European Union officials reach last-minute budget deal after a year of disagreements between member states.

Jose Manuel Barroso
EU officials finally signed off on a $1.3 trillion budget for the next six years [Reuters]

After more than a year of divisive and unproductive squabbling, the European Union has finally agreed to a budget deal, just hours ahead of a summit to end rampant youth unemployment in the bloc.

The last-minute agreement was reached on Thursday, as officials finally signed off on a $1.3 trillion budget for the EU, including the first spending cuts in its history.

The agreement still requires parliamentary approval.

Without a budget in place, the programmes to tackle unemployment and other issues to be discussed in the upcoming two-day summit in Brussels would not have been able to be launched.

European Commission President Jose Manuel Barroso announced the agreement, saying “this is a good deal for Europe, this is a good deal for European citizens, this is a good deal for the European economy”.

The 2014-2020 trillion-euro budget was only agreed upon with compromises on all sides.

At a summit in February, Britain, backed by Germany and the Netherlands, shot down a Commission bid to increase the budget by 5 percent as being unacceptable in times of austerity.
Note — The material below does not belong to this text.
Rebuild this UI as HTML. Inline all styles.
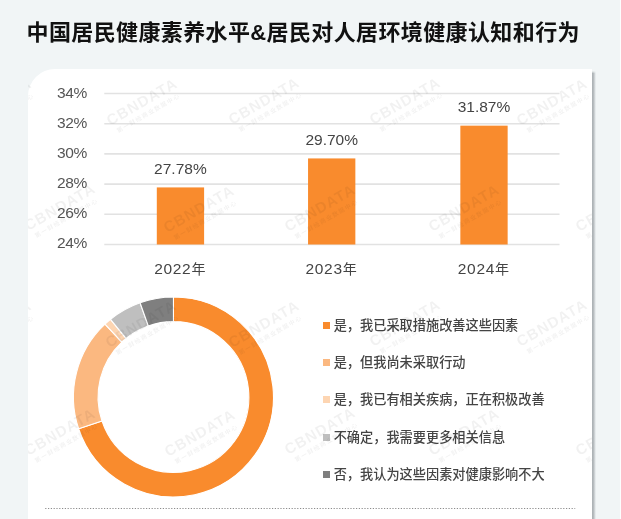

Instead, EU leaders for the first time ever agreed to cut spending, by 3.0 percent, in a move that angered MEPs who said money was needed to implement growth measures in their struggling countries.

Banking failures

European Parliament president Martin Schulz, who will be meeting leaders of the parliament’s groups later on Thursday, said it was “not an easy compromise” and that he would have to battle to win support from a majority of MEPs to now back a cut in the budget.

After seven hours of talks that followed 18 hours of unsuccessful bargaining last week, finance ministers also agreed on how to share the costs of future bank failures among investors and wealthy savers during the emergency breakfast meeting.

They laid the groundwork for a single system to resolve failed banks in the eurozone and the 27-nation EU.

Separate from national spending, and much smaller than EU national budgets, the EU budget is designed in part to balance out the economic development of its members by injecting funding into poorer countries.

The EU has funded thousands of infrastructure and capital projects over the years, from the installation of broadband networks to the upgrade of road networks.